#### [YOUR TASK]
Return the material exactly, first line through the line containing "Chart.register(...registerables);", and nothing more. Pictures stay out.

#### [SOURCE MATERIAL]
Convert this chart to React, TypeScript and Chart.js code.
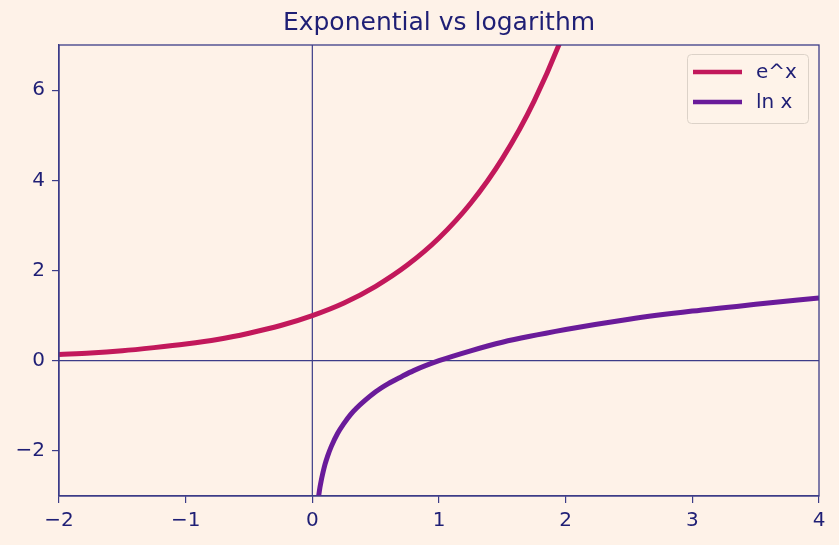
import React, { useEffect, useRef } from "react";
import { Chart, registerables } from "chart.js";

Chart.register(...registerables);

const expX = [-2, -1.75, -1.5, -1.25, -1, -0.75, -0.5, -0.25, 0, 0.25, 0.5, 0.75, 1, 1.25, 1.5, 1.75, 2, 2.25];
const expY = [0.14, 0.17, 0.22, 0.29, 0.37, 0.47, 0.61, 0.78, 1.0, 1.28, 1.65, 2.12, 2.72, 3.49, 4.48, 5.75, 7.39, 9.49];
const lnX = [0.04, 0.05, 0.06, 0.07, 0.08, 0.1, 0.12, 0.15, 0.2, 0.25, 0.3, 0.35, 0.4, 0.5, 0.6, 0.7, 0.8, 1, 1.25, 1.5, 2, 2.5, 3, 3.5, 4];
const lnY = [-3.22, -3.0, -2.81, -2.66, -2.53, -2.3, -2.12, -1.9, -1.61, -1.39, -1.2, -1.05, -0.92, -0.69, -0.51, -0.36, -0.22, 0, 0.22, 0.41, 0.69, 0.92, 1.1, 1.25, 1.39];
const xTicks = [-2, -1, 0, 1, 2, 3, 4];
const yTicks = [-2, 0, 2, 4, 6];
const seriesNames = ["e^x", "ln x"];
const title = "Exponential vs logarithm";

const BG = "#fef2e8";
const NAVY = "#1f1f75";
const SPINE = "#3c3c88";
const C1 = "#c2185b";
const C2 = "#6a1b9a";
const FONT = "'DejaVu Sans', sans-serif";

const fmt = (v: number) => (v < 0 ? "\u2212" + Math.abs(v) : String(v));

const extras = {
  id: "extras",
  beforeDatasetsDraw(chart: any) {
    const { ctx, chartArea, scales } = chart;
    const x0 = scales.x.getPixelForValue(0);
    const y0 = scales.y.getPixelForValue(0);
    ctx.save();
    ctx.strokeStyle = SPINE;
    ctx.lineWidth = 1.2;
    ctx.beginPath();
    ctx.moveTo(x0, chartArea.top);
    ctx.lineTo(x0, chartArea.bottom);
    ctx.moveTo(chartArea.left, y0);
    ctx.lineTo(chartArea.right, y0);
    ctx.stroke();
    ctx.restore();
  },
  afterDraw(chart: any) {
    const { ctx, chartArea } = chart;
    ctx.save();
    // frame (spines)
    ctx.strokeStyle = SPINE;
    ctx.lineWidth = 1.3;
    ctx.strokeRect(chartArea.left, chartArea.top, chartArea.right - chartArea.left, chartArea.bottom - chartArea.top);
    // title
    ctx.fillStyle = NAVY;
    ctx.font = `25px ${FONT}`;
    ctx.textAlign = "center";
    ctx.textBaseline = "middle";
    ctx.fillText(title, (chartArea.left + chartArea.right) / 2, 23);
    // legend
    const bx = 687, by = 54, bw = 121, bh = 69;
    ctx.fillStyle = "rgba(254,242,232,0.8)";
    ctx.strokeStyle = "#dcd2c8";
    ctx.lineWidth = 1;
    ctx.beginPath();
    (ctx as any).roundRect(bx + 0.5, by + 0.5, bw, bh, 4);
    ctx.fill();
    ctx.stroke();
    const colors = [C1, C2];
    ctx.font = `20px ${FONT}`;
    ctx.textAlign = "left";
    seriesNames.forEach((n, i) => {
      const yy = by + 18 + i * 30;
      ctx.strokeStyle = colors[i];
      ctx.lineWidth = 4.5;
      ctx.beginPath();
      ctx.moveTo(693, yy);
      ctx.lineTo(742, yy);
      ctx.stroke();
      ctx.fillStyle = NAVY;
      ctx.fillText(n, 756, yy + 1);
    });
    ctx.restore();
  },
};

export default function App() {
  const ref = useRef<HTMLCanvasElement>(null);
  useEffect(() => {
    document.body.style.margin = "0";
    const chart = new Chart(ref.current!, {
      type: "line",
      data: {
        datasets: [
          {
            label: seriesNames[0],
            data: expX.map((x, i) => ({ x, y: expY[i] })),
            borderColor: C1,
            borderWidth: 5,
            pointRadius: 0,
            cubicInterpolationMode: "monotone",
          },
          {
            label: seriesNames[1],
            data: lnX.map((x, i) => ({ x, y: lnY[i] })),
            borderColor: C2,
            borderWidth: 5,
            pointRadius: 0,
            cubicInterpolationMode: "monotone",
          },
        ],
      },
      options: {
        animation: false,
        responsive: false,
        layout: { padding: { top: 45, right: 20, left: 0, bottom: 0 } },
        plugins: { legend: { display: false }, title: { display: false }, tooltip: { enabled: false } },
        scales: {
          x: {
            type: "linear",
            min: -2,
            max: 4,
            afterBuildTicks: (s: any) => { s.ticks = xTicks.map((v) => ({ value: v })); },
            afterFit: (s: any) => { s.height = 49; },
            grid: { drawOnChartArea: false, color: SPINE, tickLength: 7, lineWidth: 1.2 },
            border: { color: SPINE, width: 1.3 },
            ticks: { color: NAVY, font: { family: FONT, size: 20 }, padding: 6, maxRotation: 0, callback: (v: any) => fmt(v) },
          },
          y: {
            type: "linear",
            min: -3,
            max: 7,
            afterBuildTicks: (s: any) => { s.ticks = yTicks.map((v) => ({ value: v })); },
            afterFit: (s: any) => { s.width = 59; },
            grid: { drawOnChartArea: false, color: SPINE, tickLength: 7, lineWidth: 1.2 },
            border: { color: SPINE, width: 1.3 },
            ticks: { color: NAVY, font: { family: FONT, size: 20 }, padding: 7, callback: (v: any) => fmt(v) },
          },
        },
      },
      plugins: [extras],
    } as any);
    return () => chart.destroy();
  }, []);
  return (
    <div style={{ width: 839, height: 545, background: BG }}>
      <canvas ref={ref} width={839} height={545} style={{ display: "block" }} />
    </div>
  );
}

#### [ANSWER TO THE EXERCISE]
Convert this chart to React, TypeScript and Chart.js code.
import React, { useEffect, useRef } from "react";
import { Chart, registerables } from "chart.js";

Chart.register(...registerables);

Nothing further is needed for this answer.